Le succès d’ASML est le fruit de deux décennies de recherche et développement, en collaboration avec des partenaires clés comme Zeiss et l’Union européenne. Les machines utilisent des gouttelettes d’étain et des lasers pour générer un plasma plus chaud que la surface du soleil, produisant une lumière EUV, ensuite redirigée par un système de miroirs pour graver les circuits. Un exploit scientifique et technique sans égal.
En atteignant ce que personne d’autre n’a pu faire, ASML est devenue une entreprise incontournable. En 2025, aucun concurrent n’a encore réussi à égaler ses capacités en lithographie EUV. Cette exclusivité confère à ASML une immense puissance, mais également une certaine vulnérabilité stratégique dans le contexte des tensions commerciales entre les États-Unis et la Chine.
La domination d’ASML n’a pas échappé aux gouvernements. Ces dernières années, le gouvernement néerlandais — sous pression américaine — a limité l’exportation des machines EUV vers la Chine. Cette décision place ASML au centre d’un bras de fer géopolitique pour la suprématie technologique.

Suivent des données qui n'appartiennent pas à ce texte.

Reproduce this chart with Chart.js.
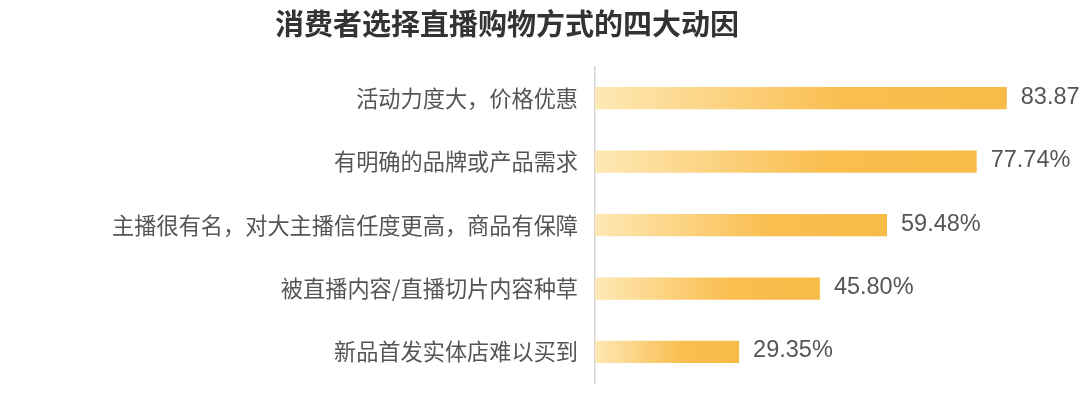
<!DOCTYPE html>
<html lang="zh">
<head>
<meta charset="utf-8">
<title>消费者选择直播购物方式的四大动因</title>
<script src="https://cdn.jsdelivr.net/npm/chart.js@4/dist/chart.umd.min.js"></script>
<style>
  html, body { margin: 0; padding: 0; background: #fff; overflow: hidden; }
  #wrap { width: 1100px; height: 414px; position: relative; }
</style>
</head>
<body>
<div id="wrap"><canvas id="chart"></canvas></div>
<script>
const titleText = "消费者选择直播购物方式的四大动因";
const categories = [
  "活动力度大，价格优惠",
  "有明确的品牌或产品需求",
  "主播很有名，对大主播信任度更高，商品有保障",
  "被直播内容/直播切片内容种草",
  "新品首发实体店难以买到"
];
const shares = [83.87, 77.74, 59.48, 45.80, 29.35];

// gradient from light yellow at the bar start to orange at its end
function barGradient(ctx) {
  const chart = ctx.chart;
  const x = chart.scales.x;
  if (!chart.chartArea || !x || ctx.dataIndex === undefined) return "#f9bd4d";
  const x0 = x.getPixelForValue(0);
  const x1 = x.getPixelForValue(shares[ctx.dataIndex]);
  const g = chart.ctx.createLinearGradient(x0, 0, x1, 0);
  g.addColorStop(0, "#fee8b4");
  g.addColorStop(0.6, "#f9be50");
  g.addColorStop(1, "#f8bb48");
  return g;
}

// the title sits at the left padding; let the long tick labels use the space left of it
const widenLabels = {
  id: "widenLabels",
  afterLayout(chart) {
    chart.scales.y.left = 0;
  }
};

// value text right of each bar
const valueLabels = {
  id: "valueLabels",
  afterDatasetsDraw(chart) {
    const c = chart.ctx;
    const meta = chart.getDatasetMeta(0);
    c.save();
    c.font = "23.5px 'Liberation Sans', Arial, sans-serif";
    c.fillStyle = "#555";
    c.textAlign = "left";
    c.textBaseline = "middle";
    meta.data.forEach((bar, i) => {
      c.fillText(shares[i].toFixed(2) + "%", bar.x + 14, bar.y - 1);
    });
    c.restore();
  }
};

new Chart(document.getElementById("chart"), {
  type: "bar",
  data: {
    labels: categories,
    datasets: [{
      data: shares,
      backgroundColor: barGradient,
      borderWidth: 0,
      categoryPercentage: 1,
      barPercentage: 0.35
    }]
  },
  options: {
    indexAxis: "y",
    responsive: true,
    maintainAspectRatio: false,
    animation: false,
    layout: { padding: { left: 275, right: 14, top: 0, bottom: 17.5 } },
    plugins: {
      legend: { display: false },
      tooltip: { enabled: false },
      title: {
        display: true,
        text: titleText,
        align: "start",
        color: "#333",
        font: { family: "'Noto Sans CJK SC', sans-serif", size: 29, weight: "bold" },
        padding: { top: 7, bottom: 24.7 }
      }
    },
    scales: {
      x: { display: false, min: 0, max: 100 },
      y: {
        afterFit(scale) { scale.width = 320; },
        grid: { display: false, drawTicks: false },
        border: { display: true, color: "#d6d6d6", width: 1.5 },
        ticks: {
          color: "#555",
          padding: 17,
          font: { family: "'Noto Sans CJK SC', sans-serif", size: 22.2 }
        }
      }
    }
  },
  plugins: [widenLabels, valueLabels]
});
</script>
</body>
</html>
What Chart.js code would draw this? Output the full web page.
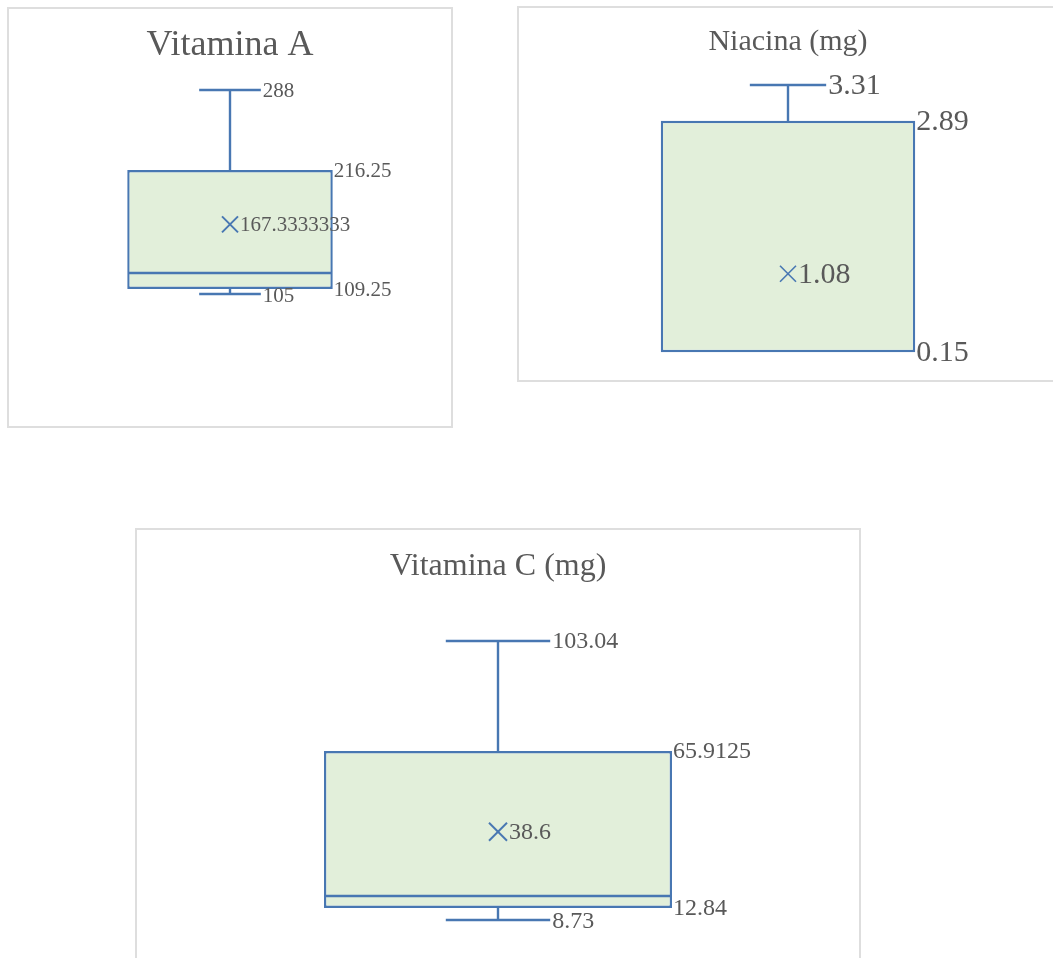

La Chine a massivement investi pour développer sa propre technologie EUV, mais selon les experts, elle pourrait mettre plus de dix ans à atteindre le niveau de complexité d’ASML. Pendant ce temps, l’entreprise néerlandaise est devenue un atout stratégique pour la sécurité et l’industrie européenne. Ses opérations font l’objet d’une surveillance étroite et sont protégées contre l’espionnage industriel et les cyberattaques.
Alors que d’autres sociétés innovent dans le logiciel ou le design, la force d’ASML réside dans l’infrastructure physique qui rend possible le progrès numérique. Sans EUV, les stratégies nationales d’indépendance dans les semi-conducteurs sont largement compromises. Ce constat place ASML au cœur des débats politiques au sein de l’OTAN et de la Commission européenne.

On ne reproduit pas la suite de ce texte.